Maybe the time I spent wandering amidst long, sheep-starred, dapple down hills

and the mornings spent staring into an upside down bowl of limpid, blue light,

and the early hours spent in reading, in pondering, and in a hushedness of thought I have not touched in months,

changed me.

Gentled my hungry soul. Calmed the striving of my heart.

The blaze of my questions…as to future…to life…to purpose…died down.

But a new warmth came. Like the crackle of a well-made fire in a cottage on an autumn day. When you come into a room and know yourself home. Home, as much as any body can be in this world. And for me, this time, it wasn’t yet a physical place.
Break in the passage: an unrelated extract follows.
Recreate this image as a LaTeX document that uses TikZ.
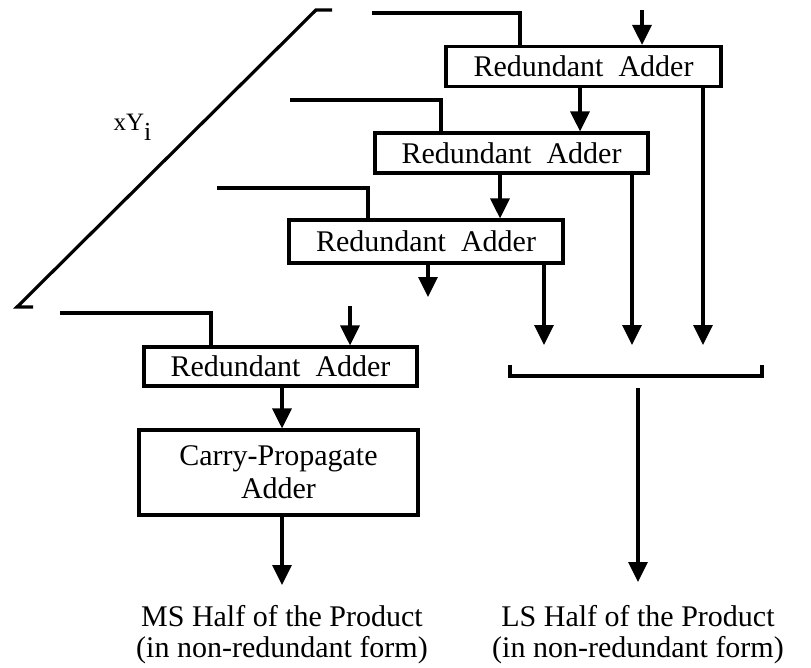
\documentclass[tikz,border=0pt]{standalone}
\usepackage{fontspec}
\setmainfont{Liberation Serif}
\usetikzlibrary{arrows.meta}
\newcommand\RAtext{Redundant\hspace{0.5em}Adder}
\begin{document}
\begin{tikzpicture}[x=1pt,y=-1pt, line width=3.2pt,
  adder/.style={draw, minimum height=40pt, inner sep=0pt, font=\fontsize{30}{33}\selectfont},
  arr/.style={-{Triangle[width=19pt,length=20pt]}},
  lbl/.style={font=\fontsize{30}{31}\selectfont, align=center, inner sep=0pt}]
\useasboundingbox (0,0) rectangle (811,667);

% adders
\node[adder, minimum width=275pt] (ra1) at (583.5,66.5) {\RAtext};
\node[adder, minimum width=273pt] (ra2) at (511.5,153) {\RAtext};
\node[adder, minimum width=274pt, minimum height=43pt] (ra3) at (426,241.5) {\RAtext};
\node[adder, minimum width=273pt, minimum height=39pt] (ra4) at (280.5,366.5) {\RAtext};
\node[adder, minimum width=279pt, minimum height=85pt, align=center] (cpa) at (278.5,472.5) {Carry-Propagate\\Adder};

% xY_i diagonal
\coordinate (d1) at (332,10);
\coordinate (d2) at (316,10);
\coordinate (d3) at (17,307);
\coordinate (d4) at (33,307);
\draw (d1) -- (d2) -- (d3) -- (d4);
\node[anchor=base west, inner sep=0pt, font=\fontsize{25}{27}\selectfont] (xy) at (112,130) {xY\raisebox{-10pt}{\fontsize{26}{26}\selectfont i}};

% feed lines
\coordinate (f1) at (372,13);  \coordinate (f1c) at (520,13);
\coordinate (f2) at (290,100); \coordinate (f2c) at (441,100);
\coordinate (f3) at (217,188); \coordinate (f3c) at (368,188);
\coordinate (f4) at (60,313);  \coordinate (f4c) at (211,313);
\draw (f1) -- (f1c) -- (f1c |- ra1.north);
\draw (f2) -- (f2c) -- (f2c |- ra2.north);
\draw (f3) -- (f3c) -- (f3c |- ra3.north);
\draw (f4) -- (f4c) -- (f4c |- ra4.north);

% inputs
\coordinate (in1) at (642,10);
\coordinate (in4) at (350,306);
\draw[arr] (in1) -- (in1 |- ra1.north);
\draw[arr] (in4) -- (in4 |- ra4.north);

% chain
\coordinate (c12) at (580,0);
\coordinate (c23) at (500,0);
\draw[arr] (c12 |- ra1.south) -- (c12 |- ra2.north);
\draw[arr] (c23 |- ra2.south) -- (c23 |- ra3.north);
\coordinate (o3a) at (428,297);
\draw[arr] (o3a |- ra3.south) -- (o3a);

% long outputs
\coordinate (o1) at (703,345);
\coordinate (o2) at (632,345);
\coordinate (o3) at (544,345);
\draw[arr] (o1 |- ra1.south) -- (o1);
\draw[arr] (o2 |- ra2.south) -- (o2);
\draw[arr] (o3 |- ra3.south) -- (o3);

% bracket
\coordinate (b1) at (510,365);
\coordinate (b2) at (510,376);
\coordinate (b3) at (762,376);
\coordinate (b4) at (762,365);
\draw (b1) -- (b2) -- (b3) -- (b4);

% to CPA and outputs
\coordinate (c4) at (282,0);
\draw[arr] (c4 |- ra4.south) -- (c4 |- cpa.north);
\coordinate (msend) at (282,585);
\draw[arr] (c4 |- cpa.south) -- (msend);
\node[lbl, anchor=north] (ms) at (282,604) {MS Half of the Product\\(in non-redundant form)};

\coordinate (ls0) at (638,388);
\coordinate (ls1) at (638,582);
\draw[arr] (ls0) -- (ls1);
\node[lbl, anchor=north] (ls) at (638,604) {LS Half of the Product\\(in non-redundant form)};
\end{tikzpicture}
\end{document}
It was a state of soul. A healedness of sight. A gentlednesss. I found a bunch of truths that I had dropped amidst my struggle to figure out my future.

That God is lovely. That the poor in spirit are blessed, that I am blessed when I need God’s help most. That the humble inherit God’s earth. And that God’s good earth sings, and thrums, and speaks his heart afresh each day into the people whose existence he wills, and holds, and never forsakes.

That love—of God, and his people, and the beauty he has made—is the great, burning work to which we humans are called.

That all else really is naught compared to him. (But I needed to quiet to say it and know that I meant it in truth.)

And the joy of it all is with me still.